The net amount at risk is the monetary difference between the amount of money paid out for a life insurance policy and the accrued cash value paid for it by the insured individual. The net amount at risk number is critical to insurance companies as it represents how much of the policy has been paid for before it has to be distributed, which impacts the profitability of the company and how it manages its reserve balances.
- The net amount at risk is the difference between the death benefit paid out on a life insurance policy and the accrued cash value paid for it by the insured.
- The net amount at risk is highest in the early stages of a life insurance policy and decreases as the insured increases in age.

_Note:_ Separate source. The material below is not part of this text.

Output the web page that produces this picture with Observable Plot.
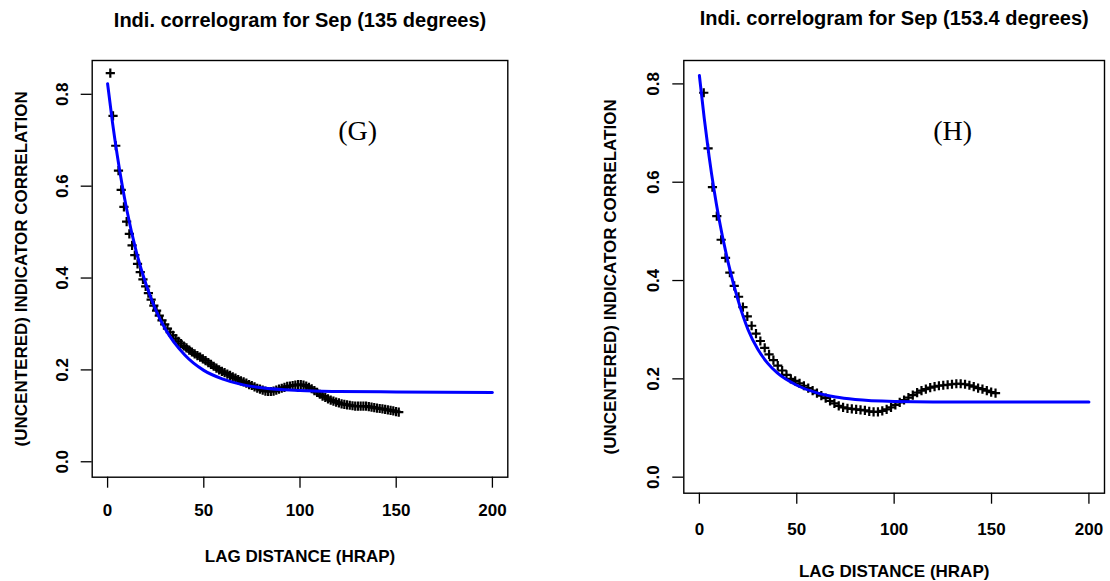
<!DOCTYPE html>
<html>
<head>
<meta charset="utf-8">
<script src="https://cdn.jsdelivr.net/npm/d3@7"></script>
<script src="https://cdn.jsdelivr.net/npm/@observablehq/plot@0.6"></script>
<style>
  html, body { margin: 0; padding: 0; background: #fff; }
  #wrap { position: relative; width: 1110px; height: 581px; }
  #left, #right { position: absolute; top: 0; }
  #left { left: 0; }
  #right { left: 555px; }
</style>
</head>
<body>
<div id="wrap"><div id="left"></div><div id="right"></div></div>
<script>
// ---------- Data ----------
const titleG = "Indi. correlogram for Sep (135 degrees)";
const titleH = "Indi. correlogram for Sep (153.4 degrees)";
const xLabel = "LAG DISTANCE (HRAP)";
const yLabel = "(UNCENTERED) INDICATOR CORRELATION";
const xTicks = [0, 50, 100, 150, 200];
const yTicks = [0.0, 0.2, 0.4, 0.6, 0.8];

// Panel G (135 degrees): empirical points
const lagG = [1.41,2.83,4.24,5.66,7.07,8.49,9.90,11.31,12.73,14.14,15.56,16.97,18.38,19.80,21.21,22.63,24.04,25.46,26.87,28.28,
  29.70,31.11,32.53,33.94,35.36,36.77,38.18,39.60,41.01,42.43,43.84,45.25,46.67,48.08,49.50,50.91,52.33,53.74,55.15,56.57,
  57.98,59.40,60.81,62.23,63.64,65.05,66.47,67.88,69.30,70.71,72.12,73.54,74.95,76.37,77.78,79.20,80.61,82.02,83.44,84.85,
  86.27,87.68,89.10,90.51,91.92,93.34,94.75,96.17,97.58,99.00,100.41,101.82,103.24,104.65,106.07,107.48,108.89,110.31,111.72,113.14,
  114.55,115.97,117.38,118.79,120.21,121.62,123.04,124.45,125.87,127.28,128.69,130.11,131.52,132.94,134.35,135.76,137.18,138.59,140.01,141.42,
  142.84,144.25,145.66,147.08,148.49,149.91,151.32];
const corrG = [0.846,0.753,0.688,0.634,0.592,0.555,0.523,0.496,0.471,0.450,0.431,0.413,0.397,0.382,0.367,0.353,0.340,0.329,0.318,0.308,
  0.299,0.290,0.282,0.275,0.268,0.262,0.257,0.252,0.248,0.243,0.239,0.235,0.231,0.228,0.224,0.220,0.216,0.212,0.208,0.204,
  0.200,0.197,0.194,0.191,0.188,0.185,0.182,0.179,0.176,0.174,0.171,0.168,0.166,0.163,0.160,0.158,0.156,0.154,0.153,0.153,
  0.154,0.156,0.158,0.160,0.162,0.164,0.165,0.166,0.167,0.168,0.168,0.167,0.165,0.162,0.159,0.155,0.151,0.147,0.143,0.140,
  0.137,0.134,0.132,0.130,0.128,0.126,0.125,0.124,0.123,0.122,0.121,0.121,0.121,0.121,0.121,0.120,0.119,0.118,0.117,0.116,
  0.115,0.114,0.113,0.112,0.111,0.109,0.108];
// Panel G fitted model (blue line)
const fitLagG = [0, 2.5, 5, 7.5, 10, 15, 20, 25, 30, 40, 50, 60, 70, 80, 100, 120, 150, 200];
const fitG    = [0.823, 0.740, 0.668, 0.604, 0.548, 0.456, 0.386, 0.331, 0.289, 0.233, 0.199, 0.180, 0.168, 0.161, 0.155, 0.153, 0.152, 0.151];

// Panel H (153.4 degrees): empirical points
const lagH = [2.24,4.47,6.71,8.94,11.18,13.42,15.65,17.89,20.12,22.36,24.60,26.83,29.07,31.30,33.54,35.78,38.01,40.25,42.49,44.72,
  46.96,49.19,51.43,53.67,55.90,58.14,60.37,62.61,64.85,67.08,69.32,71.55,73.79,76.03,78.26,80.50,82.73,84.97,87.21,89.44,
  91.68,93.91,96.15,98.39,100.62,102.86,105.09,107.33,109.57,111.80,114.04,116.27,118.51,120.75,122.98,125.22,127.46,129.69,131.93,134.16,
  136.40,138.64,140.87,143.11,145.34,147.58,149.82,152.05];
const corrH = [0.782,0.669,0.590,0.531,0.483,0.446,0.416,0.389,0.367,0.346,0.327,0.308,0.292,0.277,0.263,0.250,0.238,0.227,0.217,0.208,
  0.200,0.196,0.191,0.186,0.181,0.176,0.171,0.166,0.161,0.155,0.150,0.145,0.142,0.140,0.139,0.138,0.137,0.136,0.134,0.133,
  0.133,0.135,0.138,0.142,0.147,0.152,0.157,0.162,0.167,0.172,0.176,0.179,0.182,0.184,0.186,0.187,0.188,0.189,0.190,0.190,
  0.189,0.187,0.184,0.181,0.179,0.176,0.173,0.171];
// Panel H fitted model (blue line)
const fitLagH = [0, 2.5, 5, 7.5, 10, 15, 20, 25, 30, 35, 40, 50, 60, 70, 80, 100, 120, 150, 200];
const fitH    = [0.817, 0.730, 0.652, 0.585, 0.527, 0.433, 0.358, 0.300, 0.260, 0.232, 0.212, 0.187, 0.172, 0.163, 0.158, 0.154, 0.153, 0.153, 0.153];

const tagG = "(G)", tagH = "(H)";
const tagPosG = [130, 0.72], tagPosH = [130, 0.705];

// ---------- Drawing ----------
const sans = "'Liberation Sans', Arial, Helvetica, sans-serif";
const plusSymbol = {
  draw(ctx, size) {
    const r = Math.sqrt(size / Math.PI);
    ctx.moveTo(-r, 0); ctx.lineTo(r, 0);
    ctx.moveTo(0, -r); ctx.lineTo(0, r);
  }
};

function panel(cfg) {
  const pts = cfg.lags.map((d, i) => ({lag: d, v: cfg.vals[i]}));
  const fit = cfg.fitLags.map((d, i) => ({lag: d, v: cfg.fitVals[i]}));
  return Plot.plot({
    width: 555,
    height: 581,
    marginLeft: cfg.ml, marginRight: cfg.mr, marginTop: cfg.mt, marginBottom: cfg.mb,
    style: {fontFamily: sans, fontWeight: "bold", background: "white", overflow: "visible"},
    x: {domain: [-8, 208]},
    y: {domain: cfg.ydom},
    marks: [
      Plot.frame({stroke: "black", strokeWidth: 1.4}),
      Plot.axisX({ticks: xTicks, tickSize: 11, tickPadding: cfg.xPad, tickFormat: d => String(d),
        fontSize: 17, fontWeight: "bold", label: null, strokeWidth: 1.3, fill: "black"}),
      Plot.axisY({ticks: yTicks, tickSize: 11, tickFormat: () => "", label: null, strokeWidth: 1.3}),
      Plot.text(yTicks, {y: d => d, text: d => d.toFixed(1), frameAnchor: "left", rotate: -90, dx: -30,
        fontSize: 17, fontWeight: "bold", fill: "black", textAnchor: "middle", lineAnchor: "middle"}),
      Plot.text([cfg.title], {frameAnchor: "top", dy: cfg.titleDy, fontSize: 20, fontWeight: "bold", fill: "black",
        textAnchor: "middle", lineAnchor: "middle"}),
      Plot.text([xLabel], {frameAnchor: "bottom", dy: cfg.xlabDy, fontSize: 17, fontWeight: "bold", fill: "black",
        textAnchor: "middle", lineAnchor: "middle"}),
      Plot.text([yLabel], {frameAnchor: "left", dx: cfg.ylabDx, rotate: -90, fontSize: 17, fontWeight: "bold", fill: "black",
        textAnchor: "middle", lineAnchor: "middle"}),
      Plot.dot(pts, {x: "lag", y: "v", symbol: plusSymbol, r: 4.6, stroke: "black", strokeWidth: 2.2, fill: "none"}),
      Plot.line(fit, {x: "lag", y: "v", stroke: "#0000ff", strokeWidth: 3, curve: "monotone-x"}),
      Plot.text([cfg.tag], {x: () => cfg.tagPos[0], y: () => cfg.tagPos[1], fontFamily: "'Liberation Serif', 'Times New Roman', serif",
        fontWeight: "normal", fontSize: 28, fill: "black", lineAnchor: "middle"})
    ]
  });
}

document.getElementById("left").append(panel({
  lags: lagG, vals: corrG, fitLags: fitLagG, fitVals: fitG,
  ml: 91.7, mr: 47.7, mt: 60, mb: 104.3,
  ydom: [-0.0336, 0.8736], xPad: 16, titleDy: -40, xlabDy: 79, ylabDx: -71,
  title: titleG, tag: tagG, tagPos: tagPosG
}));
document.getElementById("right").append(panel({
  lags: lagH, vals: corrH, fitLags: fitLagH, fitVals: fitH,
  ml: 128.3, mr: 6, mt: 60, mb: 88.3,
  ydom: [-0.0326, 0.8476], xPad: 19, titleDy: -42, xlabDy: 78, ylabDx: -73,
  title: titleH, tag: tagH, tagPos: tagPosH
}));
</script>
</body>
</html>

- The net amount at risk exists until a policy has been fully paid up.
- If the net amount at risk needs to be paid out, the loss is covered by an insurance company's statutory reserves.
Understanding Net Amount at Risk
When an individual buys an insurance policy, they pay for it through insurance premiums on a monthly, quarterly, or annual basis. These payments grow over time and represent the accrued cash value an insured individual has paid into their policy.
The death benefit—the amount paid out on a policy holder's death—is a set amount. This is the amount of life insurance a person chooses to buy. For example, a person might buy a $1 million life insurance policy, which will pay $1 million upon that person's death. If the policyholder passes away early into the life insurance policy, the amount paid into it will be small compared to the amount paid into it if the policyholder passed away at a much later point in life. The difference between the amount paid out and the amount accrued is the net amount at risk.
For example, if a policy's death benefit is $200,000, and its accrued cash value is $75,000, then the net amount at risk equals $125,000.
The accrued cash value in a permanent policy is designed to grow, and this growth reduces the net amount at risk in a policy, which keeps the mortality cost at reasonable levels.
As an example of this concept in action, consider a whole life insurance policy issued for a face value of $100,000. At the time of issue, the entire $100,000 is at risk, but as the cash value accumulates, it functions as a reserve account, which reduces the net amount at risk for the insurance company.
Therefore, if the cash value of the insurance policy rises to $60,000 by year 30, the net amount at risk is then $40,000. As the age of the insured increases, the net amount at risk decreases. Whenever a policy is in effect before the insured reaches the fully paid-up age, there will always be a net amount at risk.
Though life insurance is intended to apply to a policyholder's life, if a person lives past the age of 100, then the life insurance policy expires. The policyholder is paid their death benefit, which is taxed, and they are no longer covered. The age requirement of 100 was updated to 121 in 2001 for new life insurance policies.
Net Amount at Risk and Statutory Reserves
If an insured individual dies before their policy has been fully paid up, the insurance company is liable to pay this obligation. Therefore actuarial analyses must be accurate to be able to balance a company's reserves and its potential future obligations.
In the United States, insurance companies are required to keep statutory reserves. Statutory reserves are assets that an insurance company must have on its balance sheet that ensures that it can pay out claims on its future obligations. Statutory reserves are calculated using the Commissioner's Reserve Valuation Method (CRVM).
If an insurance company has a loss equal to its net amount at risk, this loss is compensated by the premiums of those who haven't died as yet and from income from invested premiums. The sum at risk is the difference between the death benefit paid and the reserves of an insurance company.